WHAT IS REQUIRED =
Exactly retype the lines from the top of the data through the line containing "band_high = 5.48", leaving out every picture.

SUPPLIED MATERIAL =
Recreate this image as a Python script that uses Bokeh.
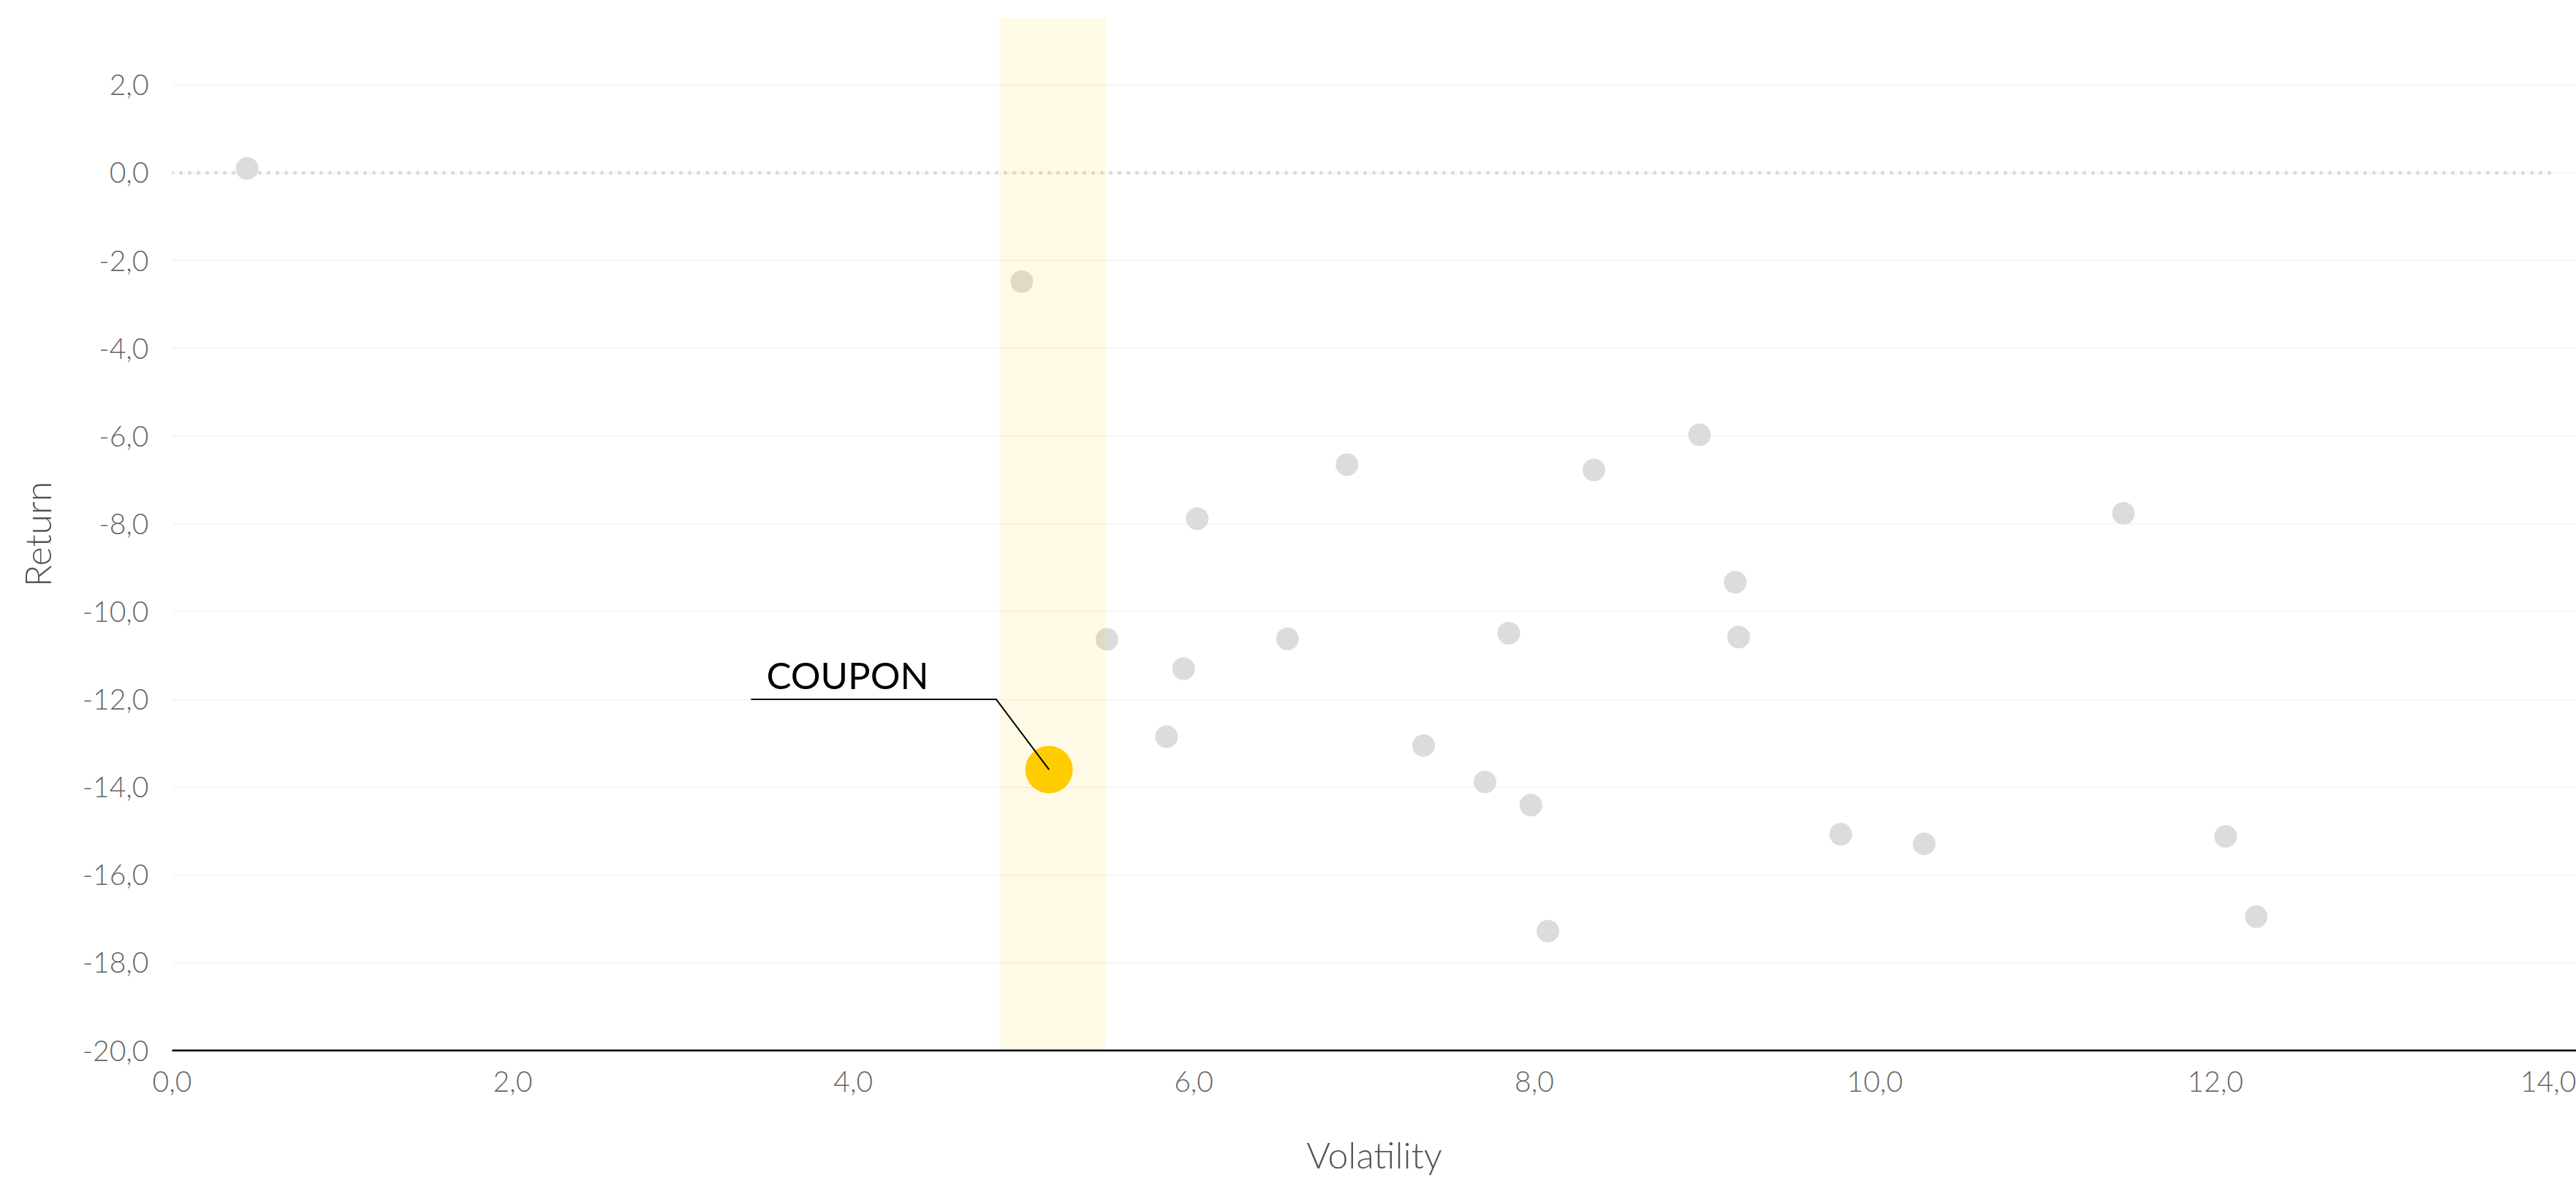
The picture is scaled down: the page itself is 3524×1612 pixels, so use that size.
from bokeh.plotting import figure
from bokeh.models import FixedTicker, Range1d, ColumnDataSource, Label
from bokeh.embed import file_html
from bokeh.resources import INLINE

# ---- data ----
volatility = [0.44, 4.99, 5.49, 5.84, 5.94, 6.02, 6.55, 6.90, 7.35, 7.71, 7.85,
              7.98, 8.08, 8.35, 8.97, 9.18, 9.20, 9.80, 10.29, 11.46, 12.06, 12.24]
returns = [0.10, -2.48, -10.63, -12.85, -11.30, -7.88, -10.62, -6.65, -13.05, -13.88, -10.49,
           -14.41, -17.28, -6.77, -5.97, -9.33, -10.58, -15.07, -15.29, -7.76, -15.12, -16.95]

coupon_name = "COUPON"
coupon_vol = [5.15]
coupon_ret = [-13.6]

band_low = 4.86
band_high = 5.48

x_ticks = [0, 2, 4, 6, 8, 10, 12, 14]
x_labels = ["0,0", "2,0", "4,0", "6,0", "8,0", "10,0", "12,0", "14,0"]
y_ticks = [-20, -18, -16, -14, -12, -10, -8, -6, -4, -2, 0, 2]
y_labels = ["-20,0", "-18,0", "-16,0", "-14,0", "-12,0", "-10,0", "-8,0", "-6,0",
            "-4,0", "-2,0", "0,0", "2,0"]

x_title = "Volatility"
y_title = "Return"

x_min, x_max = 0, 14.12
y_min, y_max = -20, 3.53

FONT = "Lato Light"

p = figure(width=3524, height=1612, output_backend="svg", toolbar_location=None,
           x_range=Range1d(x_min, x_max), y_range=Range1d(y_min, y_max),
           min_border_left=235, min_border_right=0, min_border_top=24, min_border_bottom=175)
p.outline_line_color = None
p.background_fill_color = "white"
p.border_fill_color = "white"

# axes
p.xaxis.ticker = FixedTicker(ticks=x_ticks)
p.xaxis.major_label_overrides = {t: l for t, l in zip(x_ticks, x_labels)}
p.yaxis.ticker = FixedTicker(ticks=y_ticks)
p.yaxis.major_label_overrides = {t: l for t, l in zip(y_ticks, y_labels)}

for ax in (p.xaxis[0], p.yaxis[0]):
    ax.major_tick_line_color = None
    ax.minor_tick_line_color = None
    ax.major_tick_out = 0
    ax.major_tick_in = 0
    ax.major_label_text_font = FONT
    ax.major_label_text_font_size = "39px"
    ax.major_label_text_color = "#666666"
    ax.axis_label_text_font = FONT
    ax.axis_label_text_font_size = "50px"
    ax.axis_label_text_font_style = "normal"
    ax.axis_label_text_color = "#555555"

p.xaxis.axis_label = x_title
p.xaxis.axis_line_color = "black"
p.xaxis.axis_line_width = 2.5
p.xaxis.major_label_standoff = 28
p.xaxis.axis_label_standoff = 53

p.yaxis.axis_label = y_title
p.yaxis.axis_line_color = None
p.yaxis.major_label_standoff = 32
p.yaxis.axis_label_standoff = 29

p.xgrid.grid_line_color = None
p.ygrid.ticker = FixedTicker(ticks=y_ticks)
p.ygrid.grid_line_color = "#f2f2f2"
p.ygrid.grid_line_width = 1.5

# zero line (dotted)
p.segment(x0=[x_ticks[0]], x1=[x_ticks[-1]], y0=[0], y1=[0],
          line_color="#d9d9d9", line_width=5, line_dash="0 12", line_cap="round")

# peer points
src = ColumnDataSource(dict(x=volatility, y=returns))
p.scatter("x", "y", source=src, size=31, fill_color="#dcdcdc", line_color=None)

# highlighted band
p.quad(left=[band_low], right=[band_high], bottom=[y_min], top=[y_max],
       fill_color="#ffcc00", fill_alpha=0.1, line_color=None)

# coupon point
p.scatter(coupon_vol, coupon_ret, size=65, fill_color="#ffcc00", line_color=None)

# annotation leader line
line_y = coupon_ret[0] + 1.6
p.line([coupon_vol[0] - 1.75, coupon_vol[0] - 0.31, coupon_vol[0]],
       [line_y, line_y, coupon_ret[0]], line_color="black", line_width=2)
p.add_layout(Label(x=coupon_vol[0] - 1.66, y=line_y + 0.05, text=coupon_name,
                   text_font="Lato", text_font_size="51px", text_color="black",
                   text_baseline="bottom"))

open("out.html", "w").write(file_html(p, INLINE))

ANSWER BELOW =
Recreate this image as a Python script that uses Bokeh.
The picture is scaled down: the page itself is 3524×1612 pixels, so use that size.
from bokeh.plotting import figure
from bokeh.models import FixedTicker, Range1d, ColumnDataSource, Label
from bokeh.embed import file_html
from bokeh.resources import INLINE

# ---- data ----
volatility = [0.44, 4.99, 5.49, 5.84, 5.94, 6.02, 6.55, 6.90, 7.35, 7.71, 7.85,
              7.98, 8.08, 8.35, 8.97, 9.18, 9.20, 9.80, 10.29, 11.46, 12.06, 12.24]
returns = [0.10, -2.48, -10.63, -12.85, -11.30, -7.88, -10.62, -6.65, -13.05, -13.88, -10.49,
           -14.41, -17.28, -6.77, -5.97, -9.33, -10.58, -15.07, -15.29, -7.76, -15.12, -16.95]

coupon_name = "COUPON"
coupon_vol = [5.15]
coupon_ret = [-13.6]

band_low = 4.86
band_high = 5.48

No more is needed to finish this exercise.